Task: Write out word for word each line of the records, beginning at the first and stopping after the line with "Chart.register(...registerables);". Leave the pictures out.

'''

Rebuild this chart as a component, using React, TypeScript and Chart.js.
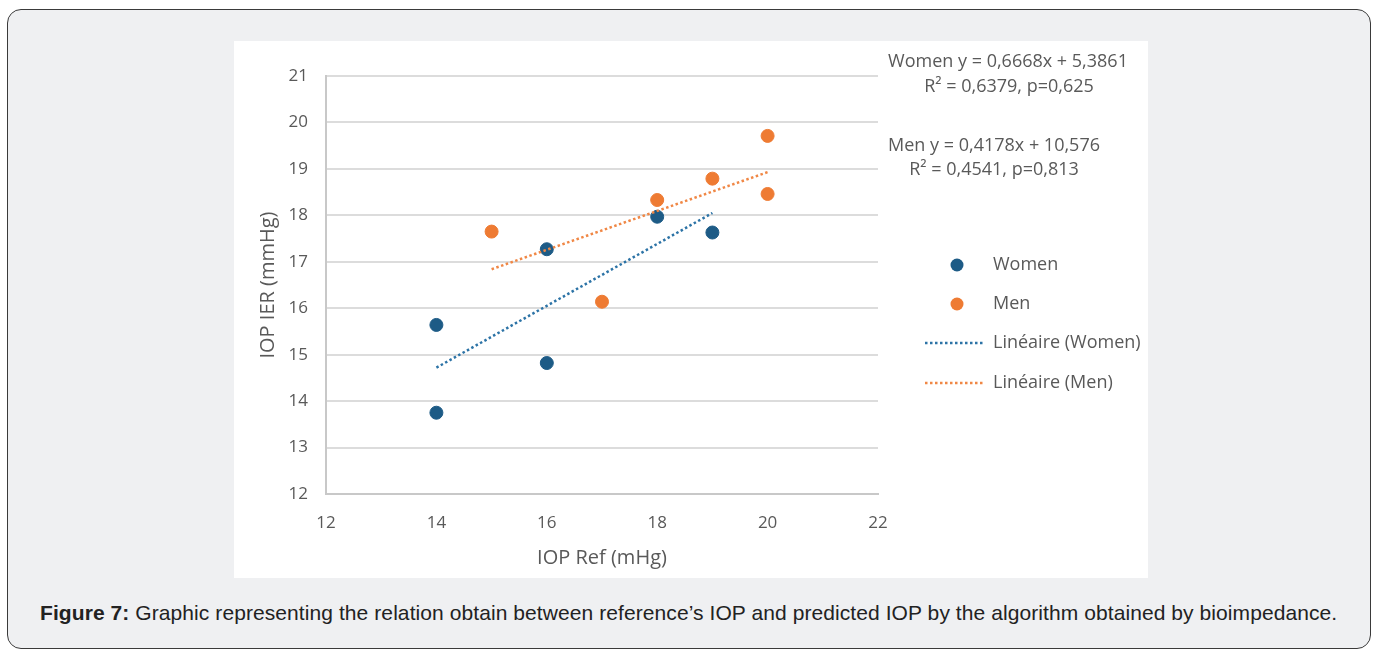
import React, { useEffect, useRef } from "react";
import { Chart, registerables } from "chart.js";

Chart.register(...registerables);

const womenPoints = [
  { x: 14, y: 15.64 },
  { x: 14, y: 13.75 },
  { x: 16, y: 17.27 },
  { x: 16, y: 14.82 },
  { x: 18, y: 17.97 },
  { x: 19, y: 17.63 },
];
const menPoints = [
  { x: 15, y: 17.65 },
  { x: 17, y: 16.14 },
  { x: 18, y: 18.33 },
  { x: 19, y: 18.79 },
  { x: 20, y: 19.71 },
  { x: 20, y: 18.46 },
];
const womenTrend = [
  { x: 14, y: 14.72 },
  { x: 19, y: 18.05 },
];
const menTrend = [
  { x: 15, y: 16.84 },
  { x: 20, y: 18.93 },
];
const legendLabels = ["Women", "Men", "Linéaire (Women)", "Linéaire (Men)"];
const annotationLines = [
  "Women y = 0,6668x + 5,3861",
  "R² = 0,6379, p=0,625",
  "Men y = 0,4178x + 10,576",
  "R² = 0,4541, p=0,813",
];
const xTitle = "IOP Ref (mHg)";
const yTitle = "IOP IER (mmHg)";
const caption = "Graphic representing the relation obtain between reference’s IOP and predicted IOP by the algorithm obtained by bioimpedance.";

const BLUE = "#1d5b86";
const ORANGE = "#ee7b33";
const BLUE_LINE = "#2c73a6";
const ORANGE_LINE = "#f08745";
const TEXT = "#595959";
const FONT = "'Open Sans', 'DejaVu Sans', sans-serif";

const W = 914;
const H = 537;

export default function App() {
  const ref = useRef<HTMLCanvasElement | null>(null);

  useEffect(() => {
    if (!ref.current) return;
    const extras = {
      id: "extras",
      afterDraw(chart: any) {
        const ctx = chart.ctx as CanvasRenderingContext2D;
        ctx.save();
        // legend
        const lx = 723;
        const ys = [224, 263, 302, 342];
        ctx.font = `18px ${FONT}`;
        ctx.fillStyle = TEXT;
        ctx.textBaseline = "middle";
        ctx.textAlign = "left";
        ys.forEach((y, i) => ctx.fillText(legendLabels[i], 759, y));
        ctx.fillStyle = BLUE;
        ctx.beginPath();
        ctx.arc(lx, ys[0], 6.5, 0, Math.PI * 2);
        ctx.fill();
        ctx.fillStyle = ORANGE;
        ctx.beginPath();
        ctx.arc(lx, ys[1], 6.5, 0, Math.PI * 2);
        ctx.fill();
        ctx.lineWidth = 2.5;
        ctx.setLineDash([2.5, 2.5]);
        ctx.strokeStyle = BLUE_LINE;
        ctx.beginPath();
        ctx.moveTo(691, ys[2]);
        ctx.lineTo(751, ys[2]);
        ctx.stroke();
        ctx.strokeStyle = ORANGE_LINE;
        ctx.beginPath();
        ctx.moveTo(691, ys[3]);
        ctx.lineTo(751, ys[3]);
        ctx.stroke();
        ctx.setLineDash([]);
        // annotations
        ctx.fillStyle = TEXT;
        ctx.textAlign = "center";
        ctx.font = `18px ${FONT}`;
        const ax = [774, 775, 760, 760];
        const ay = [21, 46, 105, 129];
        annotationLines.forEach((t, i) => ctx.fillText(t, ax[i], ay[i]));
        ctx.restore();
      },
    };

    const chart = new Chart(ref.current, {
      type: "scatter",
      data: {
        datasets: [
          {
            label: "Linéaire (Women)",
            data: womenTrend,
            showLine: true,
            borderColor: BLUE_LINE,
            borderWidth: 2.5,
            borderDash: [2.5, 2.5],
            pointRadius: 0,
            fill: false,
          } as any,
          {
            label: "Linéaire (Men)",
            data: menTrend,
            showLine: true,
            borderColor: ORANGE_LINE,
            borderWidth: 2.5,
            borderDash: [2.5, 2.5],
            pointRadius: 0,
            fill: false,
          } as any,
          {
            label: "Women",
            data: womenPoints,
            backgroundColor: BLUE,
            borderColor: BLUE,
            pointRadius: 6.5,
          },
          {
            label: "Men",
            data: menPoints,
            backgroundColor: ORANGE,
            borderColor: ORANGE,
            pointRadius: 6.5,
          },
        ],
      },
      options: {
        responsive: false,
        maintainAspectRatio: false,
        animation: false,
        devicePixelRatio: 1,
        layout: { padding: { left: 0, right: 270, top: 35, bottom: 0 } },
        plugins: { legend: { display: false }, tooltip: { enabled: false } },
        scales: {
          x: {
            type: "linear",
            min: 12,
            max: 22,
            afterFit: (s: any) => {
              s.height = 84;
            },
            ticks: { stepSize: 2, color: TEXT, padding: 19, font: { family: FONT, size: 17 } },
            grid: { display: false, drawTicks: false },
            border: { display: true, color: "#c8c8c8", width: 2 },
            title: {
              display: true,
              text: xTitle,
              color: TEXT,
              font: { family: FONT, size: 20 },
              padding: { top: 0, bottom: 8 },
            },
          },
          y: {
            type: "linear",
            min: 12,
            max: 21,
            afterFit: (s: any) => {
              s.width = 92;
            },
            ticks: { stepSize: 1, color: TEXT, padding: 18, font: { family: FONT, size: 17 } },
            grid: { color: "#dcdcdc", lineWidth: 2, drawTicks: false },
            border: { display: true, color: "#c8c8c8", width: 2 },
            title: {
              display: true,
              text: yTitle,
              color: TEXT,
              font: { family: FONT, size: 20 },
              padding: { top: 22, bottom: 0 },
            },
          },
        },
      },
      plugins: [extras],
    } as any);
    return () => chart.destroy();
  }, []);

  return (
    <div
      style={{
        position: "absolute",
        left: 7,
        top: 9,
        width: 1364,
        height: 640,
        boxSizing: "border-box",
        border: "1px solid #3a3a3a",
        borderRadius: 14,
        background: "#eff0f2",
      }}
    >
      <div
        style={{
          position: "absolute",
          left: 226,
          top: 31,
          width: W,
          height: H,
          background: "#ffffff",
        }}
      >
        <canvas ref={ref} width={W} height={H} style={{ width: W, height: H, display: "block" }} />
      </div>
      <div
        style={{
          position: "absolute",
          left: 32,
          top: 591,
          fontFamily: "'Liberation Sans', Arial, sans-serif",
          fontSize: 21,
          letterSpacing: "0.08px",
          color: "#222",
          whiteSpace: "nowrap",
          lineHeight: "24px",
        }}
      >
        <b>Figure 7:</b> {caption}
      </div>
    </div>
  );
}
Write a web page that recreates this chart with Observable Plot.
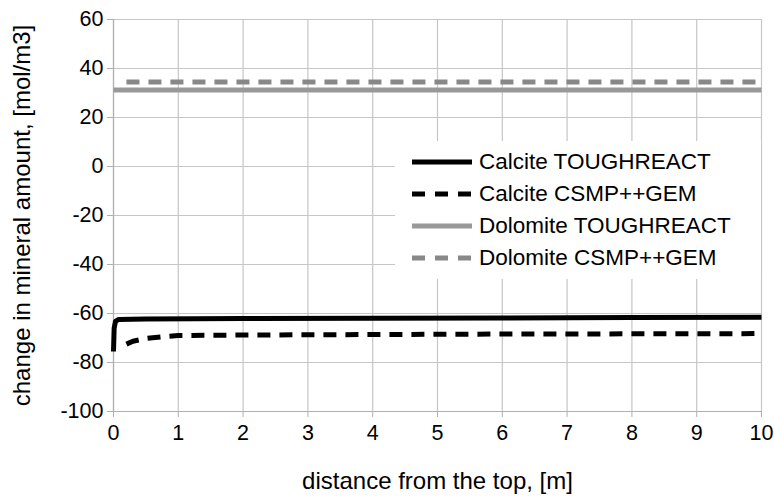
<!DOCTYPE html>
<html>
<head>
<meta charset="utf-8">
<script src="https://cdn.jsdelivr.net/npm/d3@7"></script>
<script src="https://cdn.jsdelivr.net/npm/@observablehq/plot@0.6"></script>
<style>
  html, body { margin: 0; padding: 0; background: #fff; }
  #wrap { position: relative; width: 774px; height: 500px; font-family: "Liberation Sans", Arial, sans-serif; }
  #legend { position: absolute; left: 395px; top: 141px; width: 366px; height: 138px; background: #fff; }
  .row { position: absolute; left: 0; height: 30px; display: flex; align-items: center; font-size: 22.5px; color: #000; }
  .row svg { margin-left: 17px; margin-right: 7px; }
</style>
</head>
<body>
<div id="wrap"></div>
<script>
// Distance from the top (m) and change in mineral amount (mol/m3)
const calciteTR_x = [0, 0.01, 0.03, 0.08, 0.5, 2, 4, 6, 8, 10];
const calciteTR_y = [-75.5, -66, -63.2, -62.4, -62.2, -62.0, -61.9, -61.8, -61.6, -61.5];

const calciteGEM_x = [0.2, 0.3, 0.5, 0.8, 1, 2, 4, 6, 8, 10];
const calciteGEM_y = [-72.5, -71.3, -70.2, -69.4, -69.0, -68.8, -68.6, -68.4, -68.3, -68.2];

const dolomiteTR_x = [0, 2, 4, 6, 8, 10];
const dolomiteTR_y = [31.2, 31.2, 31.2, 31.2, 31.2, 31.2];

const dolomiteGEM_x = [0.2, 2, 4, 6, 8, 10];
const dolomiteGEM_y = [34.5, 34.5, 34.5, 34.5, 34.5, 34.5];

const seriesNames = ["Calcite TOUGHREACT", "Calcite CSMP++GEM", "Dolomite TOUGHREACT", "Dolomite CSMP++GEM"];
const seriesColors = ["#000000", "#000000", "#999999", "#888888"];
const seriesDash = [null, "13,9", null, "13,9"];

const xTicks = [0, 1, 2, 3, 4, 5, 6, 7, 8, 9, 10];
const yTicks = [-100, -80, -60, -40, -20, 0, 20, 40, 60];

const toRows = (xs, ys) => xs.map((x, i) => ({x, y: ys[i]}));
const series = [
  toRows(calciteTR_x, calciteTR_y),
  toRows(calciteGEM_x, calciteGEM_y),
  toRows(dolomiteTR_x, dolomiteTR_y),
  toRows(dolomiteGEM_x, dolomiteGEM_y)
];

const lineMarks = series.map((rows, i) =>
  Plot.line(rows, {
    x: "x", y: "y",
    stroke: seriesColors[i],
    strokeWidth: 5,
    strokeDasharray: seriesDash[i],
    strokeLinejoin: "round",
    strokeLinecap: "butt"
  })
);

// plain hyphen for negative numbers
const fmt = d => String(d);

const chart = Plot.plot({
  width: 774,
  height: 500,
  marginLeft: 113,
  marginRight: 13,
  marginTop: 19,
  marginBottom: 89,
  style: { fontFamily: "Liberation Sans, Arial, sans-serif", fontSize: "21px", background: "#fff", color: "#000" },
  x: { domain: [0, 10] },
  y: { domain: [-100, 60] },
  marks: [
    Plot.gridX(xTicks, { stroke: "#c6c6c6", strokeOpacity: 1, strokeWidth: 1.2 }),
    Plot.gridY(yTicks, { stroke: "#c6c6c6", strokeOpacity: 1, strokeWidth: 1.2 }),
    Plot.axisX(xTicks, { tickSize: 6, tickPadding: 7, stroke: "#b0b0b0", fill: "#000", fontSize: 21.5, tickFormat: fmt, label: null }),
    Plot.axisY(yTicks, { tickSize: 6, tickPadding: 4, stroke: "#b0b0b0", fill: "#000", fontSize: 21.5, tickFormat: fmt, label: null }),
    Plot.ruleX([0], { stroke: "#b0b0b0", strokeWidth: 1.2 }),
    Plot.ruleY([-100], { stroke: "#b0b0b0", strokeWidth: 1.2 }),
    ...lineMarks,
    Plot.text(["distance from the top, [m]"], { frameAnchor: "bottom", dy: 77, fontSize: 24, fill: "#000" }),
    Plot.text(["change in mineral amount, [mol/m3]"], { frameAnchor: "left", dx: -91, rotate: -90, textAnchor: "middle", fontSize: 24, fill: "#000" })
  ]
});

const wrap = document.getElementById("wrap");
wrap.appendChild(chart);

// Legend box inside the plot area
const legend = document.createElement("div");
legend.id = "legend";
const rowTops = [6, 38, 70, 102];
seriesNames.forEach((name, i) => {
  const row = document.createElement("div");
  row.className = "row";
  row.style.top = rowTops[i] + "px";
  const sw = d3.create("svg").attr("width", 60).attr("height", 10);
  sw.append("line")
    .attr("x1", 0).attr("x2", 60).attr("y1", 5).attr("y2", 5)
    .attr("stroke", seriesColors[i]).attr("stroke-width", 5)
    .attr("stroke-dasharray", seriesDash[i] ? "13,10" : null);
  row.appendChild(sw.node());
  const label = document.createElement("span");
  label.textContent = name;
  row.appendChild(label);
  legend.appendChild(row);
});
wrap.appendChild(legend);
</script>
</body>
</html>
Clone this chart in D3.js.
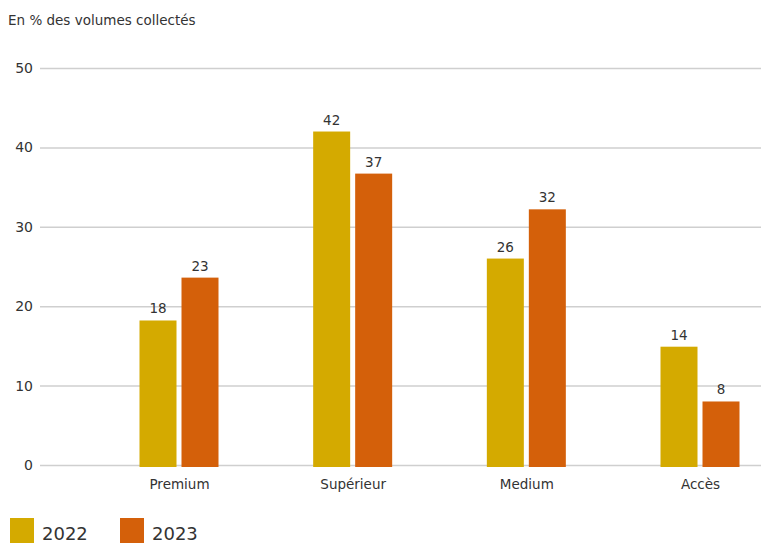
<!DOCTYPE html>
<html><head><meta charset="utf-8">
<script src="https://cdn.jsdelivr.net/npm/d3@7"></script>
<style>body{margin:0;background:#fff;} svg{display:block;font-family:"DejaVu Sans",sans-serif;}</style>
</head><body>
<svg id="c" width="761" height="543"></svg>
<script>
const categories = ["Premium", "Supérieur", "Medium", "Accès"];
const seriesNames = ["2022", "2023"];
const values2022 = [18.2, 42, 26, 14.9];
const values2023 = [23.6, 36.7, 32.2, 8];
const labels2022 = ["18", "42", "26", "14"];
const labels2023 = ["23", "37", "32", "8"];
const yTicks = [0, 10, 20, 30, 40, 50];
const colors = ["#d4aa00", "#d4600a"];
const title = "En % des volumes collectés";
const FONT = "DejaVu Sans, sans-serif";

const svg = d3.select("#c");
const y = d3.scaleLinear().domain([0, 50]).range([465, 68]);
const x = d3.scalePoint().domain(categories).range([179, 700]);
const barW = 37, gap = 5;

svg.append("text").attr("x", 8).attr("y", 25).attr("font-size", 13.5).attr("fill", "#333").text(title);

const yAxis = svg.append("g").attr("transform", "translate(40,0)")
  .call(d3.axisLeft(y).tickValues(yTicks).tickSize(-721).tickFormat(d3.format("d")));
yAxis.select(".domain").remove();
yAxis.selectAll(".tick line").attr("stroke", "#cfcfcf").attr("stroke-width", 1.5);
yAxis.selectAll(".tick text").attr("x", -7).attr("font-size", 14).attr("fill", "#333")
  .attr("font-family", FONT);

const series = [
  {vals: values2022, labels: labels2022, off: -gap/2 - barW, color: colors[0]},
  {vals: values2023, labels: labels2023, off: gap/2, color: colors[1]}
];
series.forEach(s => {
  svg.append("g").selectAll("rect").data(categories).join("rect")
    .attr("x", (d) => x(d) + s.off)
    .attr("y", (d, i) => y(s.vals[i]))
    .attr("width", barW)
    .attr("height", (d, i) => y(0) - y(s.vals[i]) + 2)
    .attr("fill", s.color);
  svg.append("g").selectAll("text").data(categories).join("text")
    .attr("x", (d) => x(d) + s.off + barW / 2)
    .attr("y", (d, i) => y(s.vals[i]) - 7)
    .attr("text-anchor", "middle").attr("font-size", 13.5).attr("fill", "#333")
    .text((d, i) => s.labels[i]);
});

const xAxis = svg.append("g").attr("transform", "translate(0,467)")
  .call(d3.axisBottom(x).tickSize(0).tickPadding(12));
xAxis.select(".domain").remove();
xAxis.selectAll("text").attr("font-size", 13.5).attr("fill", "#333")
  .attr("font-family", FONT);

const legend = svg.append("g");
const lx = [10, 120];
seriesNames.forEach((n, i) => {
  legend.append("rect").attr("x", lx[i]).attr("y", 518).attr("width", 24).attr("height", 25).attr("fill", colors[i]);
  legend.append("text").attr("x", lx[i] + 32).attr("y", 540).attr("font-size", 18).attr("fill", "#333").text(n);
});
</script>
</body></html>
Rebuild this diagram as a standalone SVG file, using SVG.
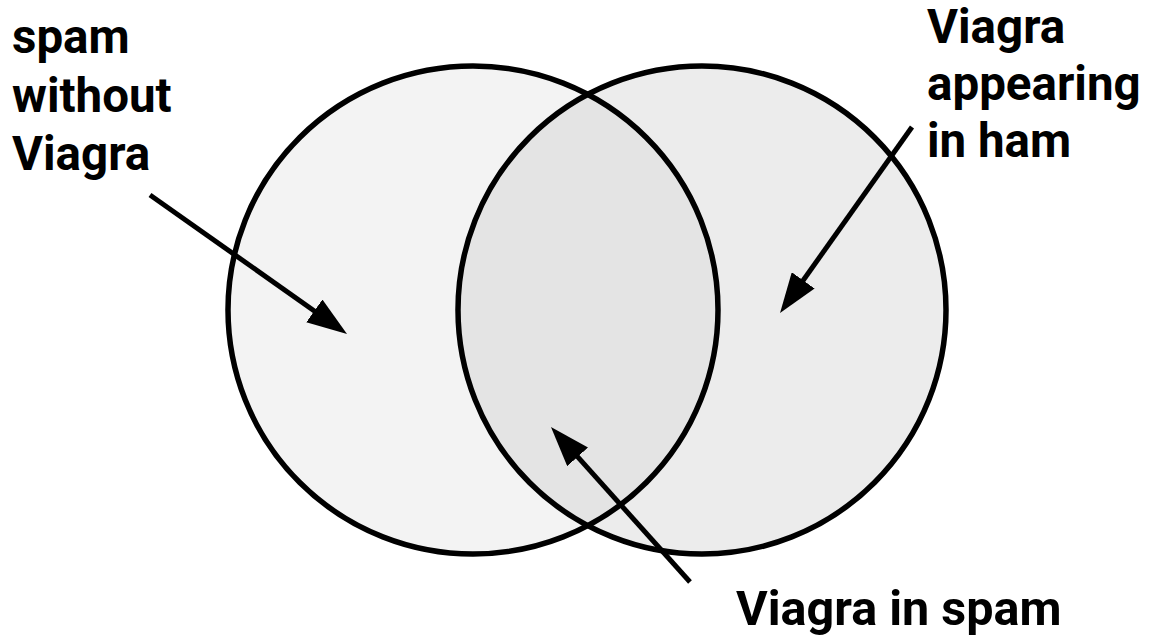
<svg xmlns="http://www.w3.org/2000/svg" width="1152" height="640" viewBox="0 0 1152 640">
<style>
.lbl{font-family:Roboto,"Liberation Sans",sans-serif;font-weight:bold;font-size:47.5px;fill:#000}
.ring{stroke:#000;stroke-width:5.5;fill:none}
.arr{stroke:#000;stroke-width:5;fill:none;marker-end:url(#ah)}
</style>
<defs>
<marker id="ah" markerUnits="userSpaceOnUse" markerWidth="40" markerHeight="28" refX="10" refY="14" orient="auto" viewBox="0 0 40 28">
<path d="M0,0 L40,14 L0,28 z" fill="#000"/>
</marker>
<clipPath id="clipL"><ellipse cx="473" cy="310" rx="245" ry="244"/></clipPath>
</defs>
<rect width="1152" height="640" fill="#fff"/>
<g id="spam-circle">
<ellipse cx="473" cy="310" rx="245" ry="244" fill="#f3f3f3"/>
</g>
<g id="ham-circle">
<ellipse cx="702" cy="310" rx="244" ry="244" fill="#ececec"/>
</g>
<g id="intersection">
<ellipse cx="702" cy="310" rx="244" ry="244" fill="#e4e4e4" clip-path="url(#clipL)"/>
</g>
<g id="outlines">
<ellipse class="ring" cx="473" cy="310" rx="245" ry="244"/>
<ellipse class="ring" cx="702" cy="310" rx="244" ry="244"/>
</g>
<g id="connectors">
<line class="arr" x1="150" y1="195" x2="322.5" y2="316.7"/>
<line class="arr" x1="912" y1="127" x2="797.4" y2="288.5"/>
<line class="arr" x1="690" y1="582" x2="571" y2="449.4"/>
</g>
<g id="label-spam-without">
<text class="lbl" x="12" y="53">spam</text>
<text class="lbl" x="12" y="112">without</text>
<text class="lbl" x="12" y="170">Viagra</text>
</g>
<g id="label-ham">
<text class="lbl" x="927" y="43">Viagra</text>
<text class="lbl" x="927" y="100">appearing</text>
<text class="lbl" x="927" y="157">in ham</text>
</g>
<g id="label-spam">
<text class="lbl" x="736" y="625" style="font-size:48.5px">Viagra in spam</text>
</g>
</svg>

'''

Expected answer:
Rebuild this chart as a component, using React, TypeScript and Chart.js.
import React, { useEffect, useRef } from "react";
import { Chart, registerables } from "chart.js";

Chart.register(...registerables);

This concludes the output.